* Task *
Return precisely the span of lines from the top of the material below to the line containing "ax.spines[side].set_linewidth(1.5)", both included. Pictures are excluded.

--------------------------------------------------

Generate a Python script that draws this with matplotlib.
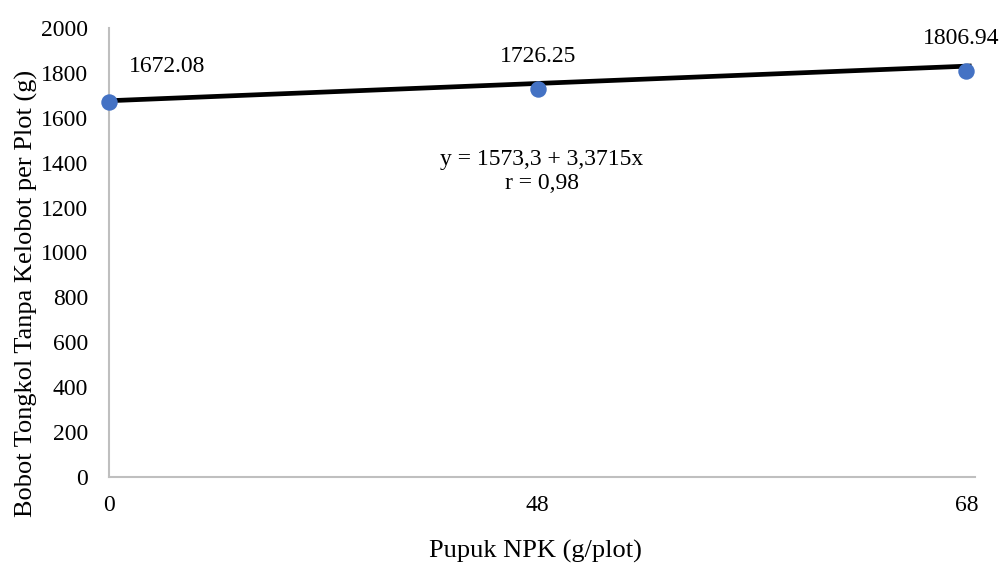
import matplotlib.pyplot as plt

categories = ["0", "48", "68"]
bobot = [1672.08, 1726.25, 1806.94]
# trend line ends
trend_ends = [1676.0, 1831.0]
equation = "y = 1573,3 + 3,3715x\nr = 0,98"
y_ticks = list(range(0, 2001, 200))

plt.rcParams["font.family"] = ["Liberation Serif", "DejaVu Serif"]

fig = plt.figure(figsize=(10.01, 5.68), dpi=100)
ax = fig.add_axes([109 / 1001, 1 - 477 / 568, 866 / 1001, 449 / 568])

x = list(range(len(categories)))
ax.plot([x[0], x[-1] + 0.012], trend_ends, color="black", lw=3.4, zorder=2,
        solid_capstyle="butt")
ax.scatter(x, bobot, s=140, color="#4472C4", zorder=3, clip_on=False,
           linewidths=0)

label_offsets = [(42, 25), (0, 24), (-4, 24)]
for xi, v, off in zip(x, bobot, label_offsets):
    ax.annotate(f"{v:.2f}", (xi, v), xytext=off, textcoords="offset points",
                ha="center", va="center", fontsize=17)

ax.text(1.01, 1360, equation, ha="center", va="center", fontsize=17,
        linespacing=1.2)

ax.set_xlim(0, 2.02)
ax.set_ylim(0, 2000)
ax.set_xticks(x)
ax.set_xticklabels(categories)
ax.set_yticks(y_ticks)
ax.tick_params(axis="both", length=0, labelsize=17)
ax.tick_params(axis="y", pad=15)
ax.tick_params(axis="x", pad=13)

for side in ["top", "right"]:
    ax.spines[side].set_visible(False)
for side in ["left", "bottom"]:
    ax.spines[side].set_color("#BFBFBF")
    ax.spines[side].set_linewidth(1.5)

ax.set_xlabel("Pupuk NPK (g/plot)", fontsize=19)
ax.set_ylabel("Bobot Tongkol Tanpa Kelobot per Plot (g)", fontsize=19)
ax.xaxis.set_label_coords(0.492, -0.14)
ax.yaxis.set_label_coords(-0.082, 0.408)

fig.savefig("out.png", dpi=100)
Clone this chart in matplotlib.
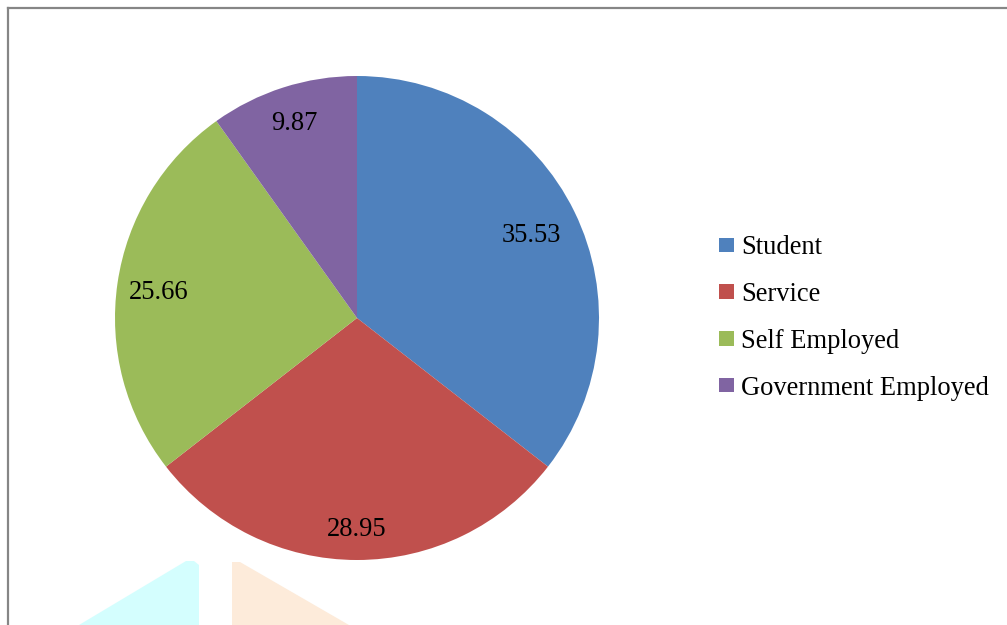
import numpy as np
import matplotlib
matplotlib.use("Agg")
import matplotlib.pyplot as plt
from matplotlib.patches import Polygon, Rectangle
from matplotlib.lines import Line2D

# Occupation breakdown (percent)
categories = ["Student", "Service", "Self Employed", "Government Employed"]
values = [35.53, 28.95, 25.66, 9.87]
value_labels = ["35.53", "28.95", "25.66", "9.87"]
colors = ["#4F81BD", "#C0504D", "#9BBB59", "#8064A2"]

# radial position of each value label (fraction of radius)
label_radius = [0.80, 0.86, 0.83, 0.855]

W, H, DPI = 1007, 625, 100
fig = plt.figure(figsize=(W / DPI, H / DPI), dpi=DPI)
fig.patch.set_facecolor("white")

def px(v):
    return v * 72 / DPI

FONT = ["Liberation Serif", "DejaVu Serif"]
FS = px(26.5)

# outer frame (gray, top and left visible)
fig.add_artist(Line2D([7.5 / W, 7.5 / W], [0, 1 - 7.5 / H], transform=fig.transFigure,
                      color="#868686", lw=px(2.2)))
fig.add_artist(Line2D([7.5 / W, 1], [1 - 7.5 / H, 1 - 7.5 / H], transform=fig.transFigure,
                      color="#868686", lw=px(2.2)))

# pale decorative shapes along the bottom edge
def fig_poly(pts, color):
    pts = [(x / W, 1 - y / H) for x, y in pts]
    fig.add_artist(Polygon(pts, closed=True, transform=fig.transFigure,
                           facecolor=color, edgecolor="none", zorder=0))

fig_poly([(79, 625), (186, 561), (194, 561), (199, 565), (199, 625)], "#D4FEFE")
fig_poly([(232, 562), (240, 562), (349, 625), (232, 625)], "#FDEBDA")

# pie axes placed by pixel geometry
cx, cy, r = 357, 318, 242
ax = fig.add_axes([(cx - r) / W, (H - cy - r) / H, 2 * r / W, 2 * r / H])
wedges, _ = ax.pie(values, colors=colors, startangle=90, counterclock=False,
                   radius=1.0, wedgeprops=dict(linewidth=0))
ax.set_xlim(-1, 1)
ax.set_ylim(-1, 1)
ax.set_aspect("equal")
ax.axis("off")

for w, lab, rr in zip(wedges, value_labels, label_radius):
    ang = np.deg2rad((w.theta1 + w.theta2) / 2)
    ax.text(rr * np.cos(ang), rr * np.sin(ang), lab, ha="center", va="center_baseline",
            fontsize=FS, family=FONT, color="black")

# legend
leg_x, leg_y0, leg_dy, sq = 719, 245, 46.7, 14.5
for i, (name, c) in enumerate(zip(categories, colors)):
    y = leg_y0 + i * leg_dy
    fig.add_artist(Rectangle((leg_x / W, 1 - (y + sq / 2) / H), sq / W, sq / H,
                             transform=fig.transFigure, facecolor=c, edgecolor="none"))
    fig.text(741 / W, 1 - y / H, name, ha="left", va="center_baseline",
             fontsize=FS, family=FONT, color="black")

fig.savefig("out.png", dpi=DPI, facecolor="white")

--------------------------------------------------

* Task solution *
Generate a Python script that draws this with matplotlib.
import matplotlib.pyplot as plt

categories = ["0", "48", "68"]
bobot = [1672.08, 1726.25, 1806.94]
# trend line ends
trend_ends = [1676.0, 1831.0]
equation = "y = 1573,3 + 3,3715x\nr = 0,98"
y_ticks = list(range(0, 2001, 200))

plt.rcParams["font.family"] = ["Liberation Serif", "DejaVu Serif"]

fig = plt.figure(figsize=(10.01, 5.68), dpi=100)
ax = fig.add_axes([109 / 1001, 1 - 477 / 568, 866 / 1001, 449 / 568])

x = list(range(len(categories)))
ax.plot([x[0], x[-1] + 0.012], trend_ends, color="black", lw=3.4, zorder=2,
        solid_capstyle="butt")
ax.scatter(x, bobot, s=140, color="#4472C4", zorder=3, clip_on=False,
           linewidths=0)

label_offsets = [(42, 25), (0, 24), (-4, 24)]
for xi, v, off in zip(x, bobot, label_offsets):
    ax.annotate(f"{v:.2f}", (xi, v), xytext=off, textcoords="offset points",
                ha="center", va="center", fontsize=17)

ax.text(1.01, 1360, equation, ha="center", va="center", fontsize=17,
        linespacing=1.2)

ax.set_xlim(0, 2.02)
ax.set_ylim(0, 2000)
ax.set_xticks(x)
ax.set_xticklabels(categories)
ax.set_yticks(y_ticks)
ax.tick_params(axis="both", length=0, labelsize=17)
ax.tick_params(axis="y", pad=15)
ax.tick_params(axis="x", pad=13)

for side in ["top", "right"]:
    ax.spines[side].set_visible(False)
for side in ["left", "bottom"]:
    ax.spines[side].set_color("#BFBFBF")
    ax.spines[side].set_linewidth(1.5)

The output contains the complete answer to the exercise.